The cracked and broken surfaces I've been creating recently in my painting seem to speak to the storms and the destruction of Ukrainian homes and lives we are being forced to witness this week.
Wood and then canvas were traditional surfaces for oil paint. I learnt years ago how to stretch canvas on to wooden stretchers and prime it with rabbit skin glue (nowadays no rabbits are involved) and chalk gesso to create a smooth and not-too-absorbent ground to receive the paint. I experimented with various kinds of textured surfaces made with thick gesso or by placing torn paper, pumice, or sand into the gesso. About five years ago, I started ripping up words on paper and sticking those on to create surfaces that hold fragments of meaning as well as texture (below left).

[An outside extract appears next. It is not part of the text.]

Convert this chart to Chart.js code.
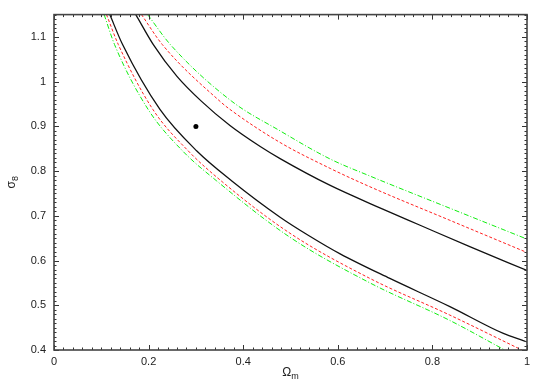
<!DOCTYPE html>
<html>
<head>
<meta charset="utf-8">
<script src="https://cdn.jsdelivr.net/npm/chart.js@4/dist/chart.umd.min.js"></script>
<style>
html,body{margin:0;padding:0;background:#fff;}
canvas{display:block;}
</style>
</head>
<body>
<canvas id="c" width="545" height="382" style="width:545px;height:382px"></canvas>
<script>
// Tick labels
const xTickValues = [0, 0.2, 0.4, 0.6, 0.8, 1];
const yTickValues = [0.4, 0.5, 0.6, 0.7, 0.8, 0.9, 1.0, 1.1];

// Best-fit point
const fidX = [0.3];
const fidY = [0.9];

// Upper band boundaries
const upperSolidX = [0.173, 0.210, 0.260, 0.312, 0.372, 0.436, 0.478, 0.584, 0.689, 0.774, 0.879, 1.0];
const upperSolidY = [1.150, 1.083, 1.012, 0.956, 0.902, 0.855, 0.828, 0.768, 0.718, 0.679, 0.631, 0.578];
const upperRedX   = [0.185, 0.229, 0.351, 0.372, 0.478, 0.584, 0.668, 0.837, 1.0];
const upperRedY   = [1.150, 1.083, 0.956, 0.938, 0.864, 0.806, 0.765, 0.690, 0.618];
const upperGreenX = [0.198, 0.246, 0.376, 0.478, 0.584, 0.668, 0.837, 1.0];
const upperGreenY = [1.150, 1.083, 0.956, 0.890, 0.827, 0.789, 0.717, 0.648];

// Lower band boundaries
const lowerSolidX = [0.118, 0.145, 0.224, 0.302, 0.376, 0.478, 0.540, 0.605, 0.710, 0.837, 0.950, 0.992, 1.0];
const lowerSolidY = [1.150, 1.083, 0.938, 0.845, 0.778, 0.697, 0.655, 0.615, 0.560, 0.497, 0.437, 0.421, 0.418];
const lowerRedX   = [0.111, 0.136, 0.209, 0.284, 0.357, 0.499, 0.668, 0.837, 0.989];
const lowerRedY   = [1.150, 1.083, 0.938, 0.845, 0.775, 0.661, 0.560, 0.478, 0.400];
const lowerGreenX = [0.106, 0.128, 0.199, 0.272, 0.344, 0.499, 0.668, 0.837, 0.953];
const lowerGreenY = [1.150, 1.083, 0.938, 0.845, 0.778, 0.652, 0.550, 0.466, 0.400];

const pts = (xs, ys) => xs.map((x, i) => ({x: x, y: ys[i]}));
const fmt = v => String(Math.round(v * 10) / 10);

function lineDS(xs, ys, color, width, dash) {
  return {
    data: pts(xs, ys), borderColor: color, borderWidth: width, borderDash: dash,
    pointRadius: 0, fill: false, showLine: true, cubicInterpolationMode: 'monotone'
  };
}

const FONT = '"Liberation Sans", Arial, Helvetica, sans-serif';

const framePlugin = {
  id: 'frame',
  afterDatasetsDraw(chart) {
    const ctx = chart.ctx, a = chart.chartArea;
    const xs = chart.scales.x, ys = chart.scales.y;
    ctx.save();
    ctx.strokeStyle = '#333';
    ctx.lineWidth = 1;
    ctx.beginPath();
    for (let i = 0; i <= 50; i++) {
      const v = i * 0.02;
      const px = Math.round(xs.getPixelForValue(v)) + 0.5;
      const len = (i % 10 === 0) ? 5 : 2.5;
      ctx.moveTo(px, a.bottom); ctx.lineTo(px, a.bottom - len);
      ctx.moveTo(px, a.top); ctx.lineTo(px, a.top + len);
    }
    for (let i = 0; i <= 75; i++) {
      const v = 0.4 + i * 0.01;
      const py = Math.round(ys.getPixelForValue(v)) + 0.5;
      const len = (i % 10 === 0) ? 5 : 2.5;
      ctx.moveTo(a.left, py); ctx.lineTo(a.left + len, py);
      ctx.moveTo(a.right, py); ctx.lineTo(a.right - len, py);
    }
    ctx.stroke();
    ctx.lineWidth = 1.6;
    ctx.strokeStyle = '#444';
    ctx.strokeRect(a.left, a.top, a.right - a.left, a.bottom - a.top);
    // axis titles with subscripts
    ctx.fillStyle = '#222';
    ctx.textBaseline = 'alphabetic';
    ctx.textAlign = 'left';
    const cx = (a.left + a.right) / 2;
    ctx.font = '12px ' + FONT;
    const wO = ctx.measureText('\u03A9').width;
    ctx.font = '9px ' + FONT;
    const wm = ctx.measureText('m').width;
    let x0 = cx - (wO + wm) / 2;
    ctx.font = '12px ' + FONT;
    ctx.fillText('\u03A9', x0, 376);
    ctx.font = '9px ' + FONT;
    ctx.fillText('m', x0 + wO, 379);
    ctx.translate(15, (a.top + a.bottom) / 2);
    ctx.rotate(-Math.PI / 2);
    ctx.font = '12px ' + FONT;
    const ws = ctx.measureText('\u03C3').width;
    ctx.font = '9px ' + FONT;
    const w8 = ctx.measureText('8').width;
    x0 = -(ws + w8) / 2;
    ctx.font = '12px ' + FONT;
    ctx.fillText('\u03C3', x0, 0);
    ctx.font = '9px ' + FONT;
    ctx.fillText('8', x0 + ws, 3);
    ctx.restore();
  }
};

new Chart(document.getElementById('c'), {
  type: 'line',
  data: {
    datasets: [
      lineDS(upperGreenX, upperGreenY, '#11ee11', 1, [5, 2, 1, 2]),
      lineDS(lowerGreenX, lowerGreenY, '#11ee11', 1, [5, 2, 1, 2]),
      lineDS(upperRedX, upperRedY, '#ff2020', 1, [3, 2]),
      lineDS(lowerRedX, lowerRedY, '#ff2020', 1, [3, 2]),
      lineDS(upperSolidX, upperSolidY, '#111', 1.3, []),
      lineDS(lowerSolidX, lowerSolidY, '#111', 1.3, []),
      {
        data: pts(fidX, fidY), showLine: false, pointRadius: 2.5,
        pointBackgroundColor: '#000', pointBorderColor: '#000', pointBorderWidth: 0
      }
    ]
  },
  options: {
    responsive: false,
    devicePixelRatio: 1,
    animation: false,
    layout: {padding: {top: 13, right: 18, left: 0, bottom: 0}},
    plugins: {legend: {display: false}, tooltip: {enabled: false}},
    scales: {
      x: {
        type: 'linear', min: 0, max: 1,
        afterFit(s) { s.height = 32; },
        afterBuildTicks(s) { s.ticks = xTickValues.map(v => ({value: v})); },
        ticks: {callback: v => fmt(v), font: {family: FONT, size: 11}, color: '#222',
                padding: 5, maxRotation: 0, autoSkip: false},
        grid: {display: false, drawTicks: false, tickLength: 0},
        border: {display: false}
      },
      y: {
        type: 'linear', min: 0.4, max: 1.15,
        afterFit(s) { s.width = 54; },
        afterBuildTicks(s) { s.ticks = yTickValues.map(v => ({value: v})); },
        ticks: {callback: v => fmt(v), font: {family: FONT, size: 11}, color: '#222',
                padding: 8, autoSkip: false},
        grid: {display: false, drawTicks: false, tickLength: 0},
        border: {display: false}
      }
    }
  },
  plugins: [framePlugin]
});
</script>
</body>
</html>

During lockdown I’ve developed this process, gluing torn up poetic writing on to large sheets of watercolour paper. I was first removing all the spaces between words, and in the last months have relented and included blank strips (above right). It seems to matter that the base layer of paper is mostly covered with these word-sized strip of thinner paper. The process of writing and ripping focuses my attention on the words and becomes a stage in editing the poems. Tearing and gluing opens up a place for contingency – accidental overlaps, juxtapositions or gaps.
Once I start laying paint on the surface more unpredictability follows - in how colour is absorbed, in how far words are covered or allowed to appear. The surface interacts with the image continuously during painting. Painting is a process of both adding and removing, and the textured, layered surface reacts unpredictably. Sometimes further textures are created as the top layer of painting is rubbed off and over-painted.
I’m finding the complexity and uncertainty of painting on layered surfaces produces images that feel particularly tender and hard-won.